As I pondered whether I would really classify this class as every teacher's dream, I realized that it all depends what the dream is.
If the dream is an easy year with bright, motivated, well-parented kids who are eager to learn, eager to please and easy to love, and whose test scores will make everyone smile—well that was not this year or this class. I have had classes like that, and remember them fondly, sometimes with nostalgic longing, but I suspect I'm not remembering the challenges at all.
If the dream is a year where everyone, including the teacher, grows far beyond previously understood possibilities; where at the end love is palpable and easy; where regrets are few—that was this year with this group of kids. Given the choice, I would never have chosen this combination of personalities and needs. But given the class and the circumstances, and my decision to accept the whole package with as much grace and love as I could, I am as grateful for this unchosen experience as I would be for any chosen dream coming true.
Wednesday was our last day. Yesterday they came to my house for one last afternoon of celebration. Seventeen of the twenty-five were there eating hotdogs and ice cream, running around in the rain shooting each other with squirt-guns, playing with Toby, meeting Bunkie (Alex hid), and talking nonstop. To each other. To me. To Walt. And laughing. There was so much laughter. Who knew that one girl with a whoopie cushion could be so funny? Or that squirts of whipped cream into baby-bird mouths could be so hilarious?

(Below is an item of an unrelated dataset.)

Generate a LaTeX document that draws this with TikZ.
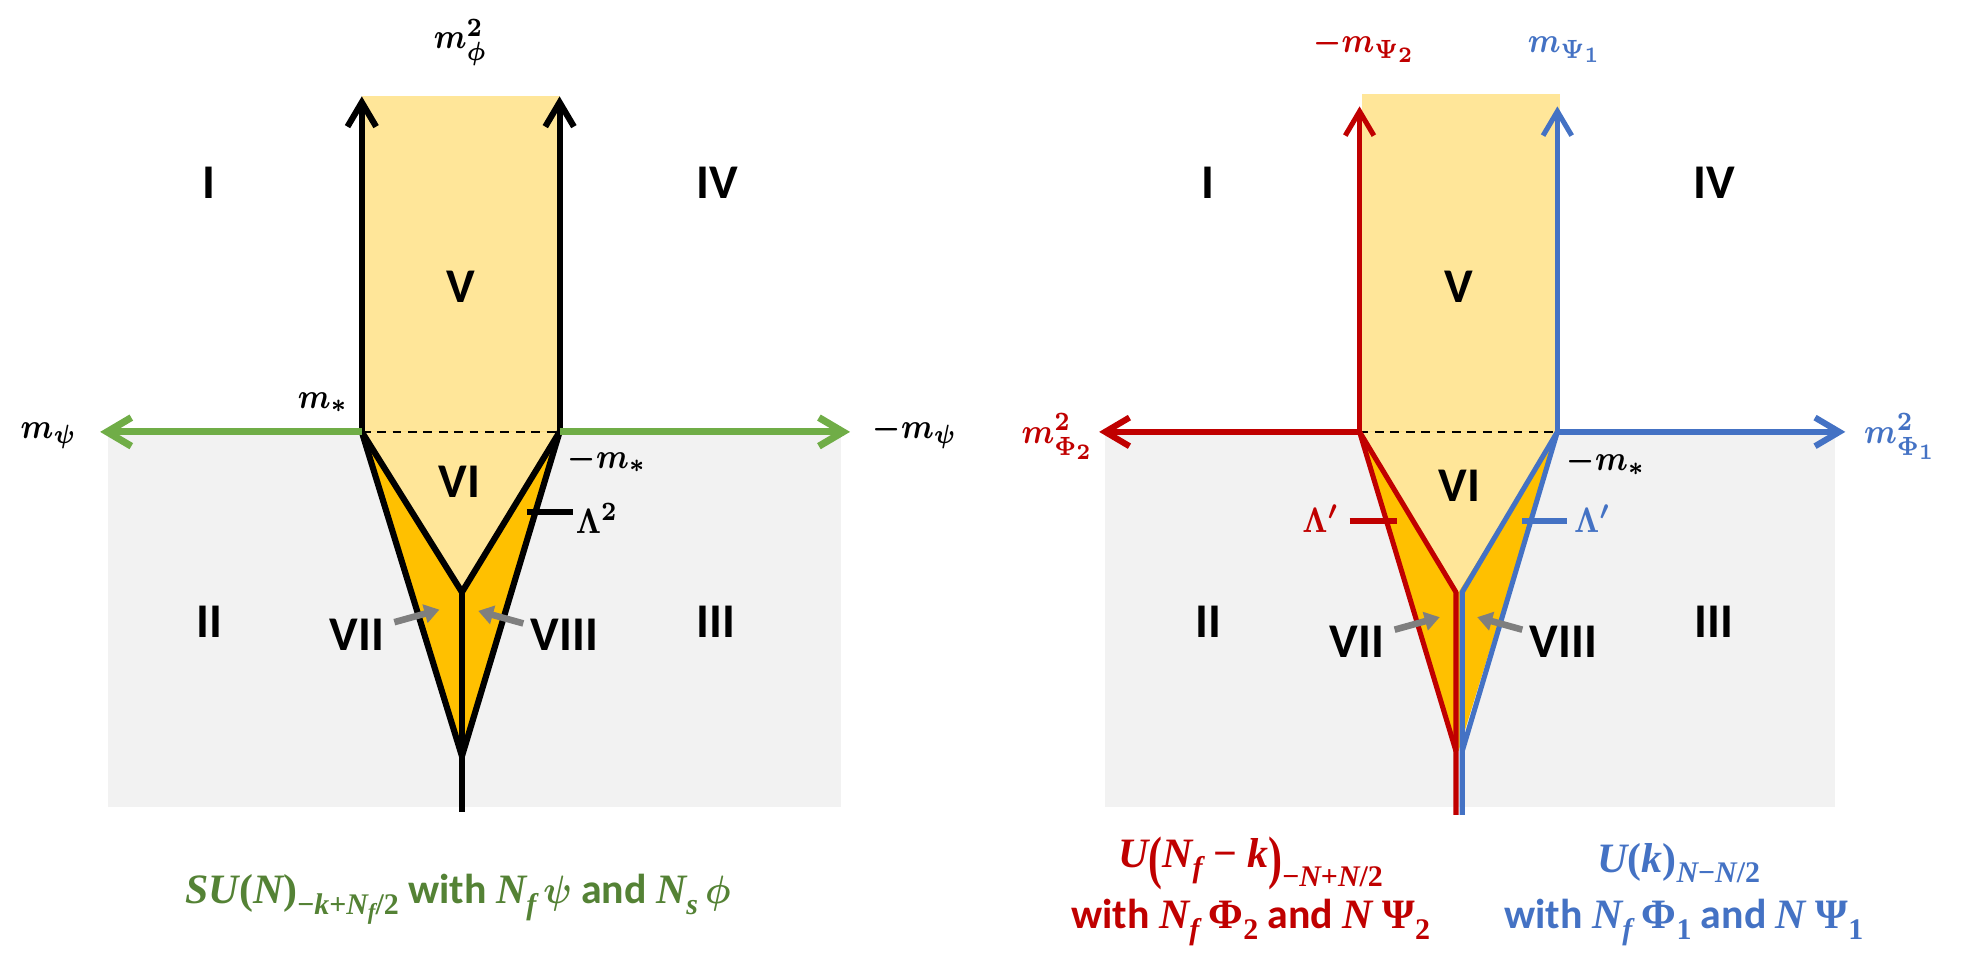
\documentclass[tikz,border=0pt]{standalone}
\usepackage{amsmath}
\usepackage{graphicx}
\usepackage{fontspec}
\setmainfont{Carlito}
\newfontfamily\lsf{Liberation Serif}
\usepackage{bm}
\usetikzlibrary{arrows.meta}
\definecolor{yel}{HTML}{FFE699}
\definecolor{org}{HTML}{FFC000}
\definecolor{bgc}{HTML}{F2F2F2}
\definecolor{grn}{HTML}{70AD47}
\definecolor{dgrn}{HTML}{548235}
\definecolor{redc}{HTML}{C00000}
\definecolor{bluc}{HTML}{4472C4}
\definecolor{gryc}{HTML}{7F7F7F}
\newcommand{\lmath}[1]{\scalebox{0.84}[1]{$#1$}}
\newcommand{\vi}[1]{{\lsf\bfseries\itshape #1}}
\newcommand{\vu}[1]{{\lsf\bfseries #1}}
\newcommand{\sbx}[1]{\raisebox{-0.5ex}{\fontsize{6.8}{7}\selectfont #1}}
\newcommand{\ssbx}[1]{\raisebox{-0.35ex}{\fontsize{5.2}{6}\selectfont #1}}
\newcommand{\gk}[1]{\scalebox{0.88}[1]{$#1$}}
\newcommand{\tallp}[1]{\raisebox{-0.5ex}{\scalebox{1}[1.4]{\vu{#1}}}}
\begin{document}
\begin{tikzpicture}[x=0.01cm,y=-0.01cm,
  reg/.style={font=\fontsize{11}{13}\selectfont\bfseries, inner sep=0pt},
  mlab/.style={font=\fontsize{8.5}{10}\selectfont\boldmath, inner sep=0pt, anchor=base},
  captxt/.style={font=\fontsize{9.5}{11}\selectfont\bfseries\boldmath, inner sep=0pt, anchor=base},
  blk/.style={line width=1.4pt, line join=round},
  rl/.style={line width=1.15pt, line join=round, draw=redc},
  bl/.style={line width=1.15pt, line join=round, draw=bluc},
  tipb/.style={-{Straight Barb[length=5.5pt,width=6.5pt]}},
  dsh/.style={line width=0.6pt, dash pattern=on 2pt off 1.5pt},
  garr/.style={draw=gryc, line width=1.5pt, -{Triangle[length=3.4pt,width=4.2pt]}},
  tickmark/.style={line width=1.4pt}
]
\useasboundingbox (0,0) rectangle (1568,774);

% ---------------- left panel ----------------
\fill[bgc] (86,346) rectangle (672,645);
\fill[yel] (289,77) rectangle (447,346);
\coordinate (L1) at (289,345);
\coordinate (L2) at (447,345);
\coordinate (LI) at (369,473);
\coordinate (LA) at (369,604);
\coordinate (LB) at (369,649);
\coordinate (LT1) at (289,77);
\coordinate (LT2) at (447,77);
\coordinate (LG1) at (80,345);
\coordinate (LG2) at (679,345);
\fill[org] (L1)--(LA)--(L2)--cycle;
\fill[yel] (L1)--(LI)--(L2)--cycle;
\draw[dsh] (L1)--(L2);
\draw[blk] (L1)--(LA)--(L2);
\draw[blk] (L1)--(LI)--(L2);
\draw[blk] (LI)--(LB);
\draw[blk,tipb] (L1)--(LT1);
\draw[blk,tipb] (L2)--(LT2);
\draw[line width=1.6pt,draw=grn,tipb] (L1)--(LG1);
\draw[line width=1.6pt,draw=grn,tipb] (L2)--(LG2);
\coordinate (LK1) at (421,409);
\coordinate (LK2) at (458,409);
\draw[tickmark] (LK1)--(LK2);

\node[reg] (lI) at (167,146) {I};
\node[reg] (lIV) at (573,146) {IV};
\node[reg] (lV) at (368,229) {V};
\node[reg] (lVI) at (367,385) {VI};
\node[reg] (lII) at (167,497) {II};
\node[reg] (lVII) at (285,507) {VII};
\node[reg] (lVIII) at (451,507) {VIII};
\node[reg] (lIII) at (572,497) {III};

\coordinate (la1s) at (315,497); \coordinate (la1e) at (351,487);
\coordinate (la2s) at (418,498); \coordinate (la2e) at (382,488);
\draw[garr] (la1s)--(la1e);
\draw[garr] (la2s)--(la2e);

\node[mlab] (lphi) at (368,39) {\lmath{m_{\phi}^{2}}};
\node[mlab] (lmpsi) at (39,350) {\lmath{m_{\psi}}};
\node[mlab] (lnmpsi) at (731,350) {\lmath{-m_{\psi}}};
\node[mlab] (lms) at (258,326) {\lmath{m_{*}}};
\node[mlab] (lnms) at (485,374) {\lmath{-m_{*}}};
\node[mlab] (llam) at (477,426) {\lmath{\Lambda^{2}}};

\node[captxt,text=dgrn] (lcap) at (366,722) {\vi{SU}\vu{(}\vi{N}\vu{)}\sbx{\vu{−}\vi{k}\vu{+}\vi{N}\ssbx{\vi{f}}\vu{/2}} with \vi{N}\sbx{\vi{f}}\,\gk{\psi} and \vi{N}\sbx{\vi{s}}\,\gk{\phi}};

% ---------------- right panel ----------------
\fill[bgc] (883,346) rectangle (1466,645);
\fill[yel] (1088,75) rectangle (1246,346);
\coordinate (R1) at (1086,345);
\coordinate (R2) at (1244,345);
\coordinate (RI) at (1165,473);
\coordinate (RA) at (1165,600);
\coordinate (RIl) at (1163,473);
\coordinate (RIr) at (1168,473);
\coordinate (RAl) at (1163,600);
\coordinate (RAr) at (1168,600);
\coordinate (RBl) at (1163,651);
\coordinate (RBr) at (1168,651);
\coordinate (RT1) at (1086,85);
\coordinate (RT2) at (1244,85);
\coordinate (RG1) at (878,345);
\coordinate (RG2) at (1474,345);
\fill[org] (R1)--(RA)--(R2)--cycle;
\fill[yel] (R1)--(RI)--(R2)--cycle;
\draw[dsh] (R1)--(R2);
\draw[rl] (R1)--(RAl);
\draw[rl] (R1)--(RIl)--(RBl);
\draw[bl] (R2)--(RAr);
\draw[bl] (R2)--(RIr)--(RBr);
\draw[rl,tipb] (R1)--(RT1);
\draw[rl,line width=1.4pt,tipb] (R1)--(RG1);
\draw[bl,tipb] (R2)--(RT2);
\draw[bl,line width=1.4pt,tipb] (R2)--(RG2);
\coordinate (RK1) at (1078,416); \coordinate (RK2) at (1116,416);
\coordinate (RK3) at (1216,416); \coordinate (RK4) at (1252,416);
\draw[tickmark,draw=redc] (RK1)--(RK2);
\draw[tickmark,draw=bluc] (RK3)--(RK4);

\node[reg] (rI) at (965,146) {I};
\node[reg] (rIV) at (1369,146) {IV};
\node[reg] (rV) at (1165,229) {V};
\node[reg] (rVI) at (1166,388) {VI};
\node[reg] (rII) at (965,497) {II};
\node[reg] (rVII) at (1084,513) {VII};
\node[reg] (rVIII) at (1249,513) {VIII};
\node[reg] (rIII) at (1369,497) {III};

\coordinate (ra1s) at (1114,503); \coordinate (ra1e) at (1150,493);
\coordinate (ra2s) at (1216,503); \coordinate (ra2e) at (1180,493);
\draw[garr] (ra1s)--(ra1e);
\draw[garr] (ra2s)--(ra2e);

\node[mlab,text=redc] (rpsi2) at (1090,42) {\lmath{-m_{\Psi_2}}};
\node[mlab,text=bluc] (rpsi1) at (1250,42) {\lmath{m_{\Psi_1}}};
\node[mlab,text=redc] (rphi2) at (845,354) {\lmath{m_{\Phi_2}^{2}}};
\node[mlab,text=bluc] (rphi1) at (1518,354) {\lmath{m_{\Phi_1}^{2}}};
\node[mlab] (rnms) at (1283,376) {\lmath{-m_{*}}};
\node[mlab,text=redc] (rlam1) at (1055,425) {\lmath{\Lambda'}};
\node[mlab,text=bluc] (rlam2) at (1272,425) {\lmath{\Lambda'}};

\node[captxt,text=redc] (rcap1) at (999,693) {\vi{U}\tallp{(}\vi{N}\sbx{\vi{f}}\hspace{0.25em}\vu{−}\hspace{0.25em}\vi{k}\tallp{)}\raisebox{-0.95ex}{\fontsize{6.8}{7}\selectfont\vu{−}\vi{N}\vu{+}\vi{N}\vu{/2}}};
\node[captxt,text=redc] (rcap2) at (999,742) {with \vi{N}\sbx{\vi{f}} \vu{Φ}\sbx{\vu{2}} and \vi{N} \vu{Ψ}\sbx{\vu{2}}};
\node[captxt,text=bluc] (rcap3) at (1341,697) {\vi{U}\vu{(}\vi{k}\vu{)}\sbx{\vi{N}\vu{−}\vi{N}\vu{/2}}};
\node[captxt,text=bluc] (rcap4) at (1345,742) {with \vi{N}\sbx{\vi{f}} \vu{Φ}\sbx{\vu{1}} and \vi{N} \vu{Ψ}\sbx{\vu{1}}};
\end{tikzpicture}
\end{document}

We ended the day with a walk to the park. My walk. To my park. With a handful of kids I learned whole new universes about love with. As they spread out in front of me in twos and threes, frolicking like puppies let loose for the first time, one girl held back and asked about the trail of hearts. I'd told the class that story the Monday after I discovered the hearts for the first time. And I told them when the hearts vanished. We shared the joy of my discovery and the disappointment of their disappearance together.
I reminded her that the hearts were gone, and showed her a tree trunk where one might have been. She pointed to the tree just ahead of us and said, "They're not all gone. There's one right there." And there it was, tucked in tightly, almost invisible, a lingering bit of evidence, and one final gift of the day. This teacher's dream come true.